February 05, 1991|By Michael A. Fletcher | Michael A. Fletcher,Evening Sun Staff

City Register of Wills Mary W. Conaway is the latest candidate to enter the city comptroller's race.

Conaway, 48, announced her candidacy Sunday during a birthday fund-raiser in her honor. About 400 people turned out for the $25-a-ticket event.

"I'm running because I think I am electable, and I've done it before," said Conaway, who finished third in the race for comptroller in the 1987 Democratic primary. "I certainly think I'm qualified for the job."

Conaway is joining what is expected to be a crowded field. Council members Jacqueline F. McLean, D-2nd, and Joseph T. "Jody" Landers, D-3rd, already are in the running. Councilman Carl Stokes, D-2nd; Del. John W. Douglass, D-City; and Sen. George W. Della Jr., D-City, have expressed strong interest in the $53,000-a-year job.

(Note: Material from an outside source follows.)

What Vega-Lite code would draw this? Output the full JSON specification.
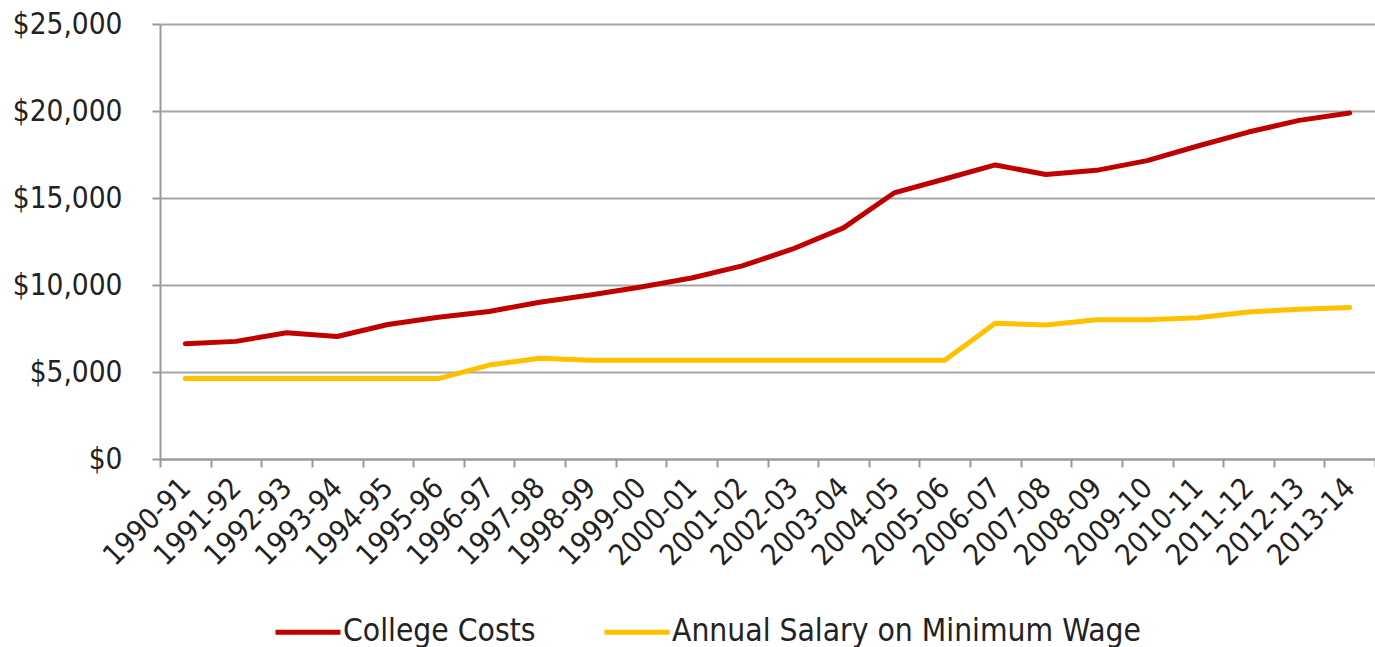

The register of wills, a citywide elective post, handles the disposition of wills and serves as clerk to the city's Orphan's Court. Conaway said that, in her more than eight years in the job, the office has collected $51 million in fees and inheritance taxes. The office employs 56 people.

"I think that speaks to my experience as a manager and administrator," she said.

The comptroller sits on the Board of Estimates, which approves city contracts. Some of the comptroller's other duties include auditing the city's finances, acquiring and managing real estate and monitoring the city insurance coverage.

The post is expected to be vacated next year by Hyman A. Pressman, 76, who plans to retire in the face of deteriorating health after this, his seventh term in office.

Conaway said she would use the comptroller's post to lobby for the poor and to push for limitations on the mayor's control over the Board of Estimates.

The five-member board includes the mayor and two of his appointees: the public works director and the city solicitor. Conaway favors a City Charter amendment to remove the two mayoral appointees.

"I think that is too much power for the mayor," she said. "No one person should be able to control the board."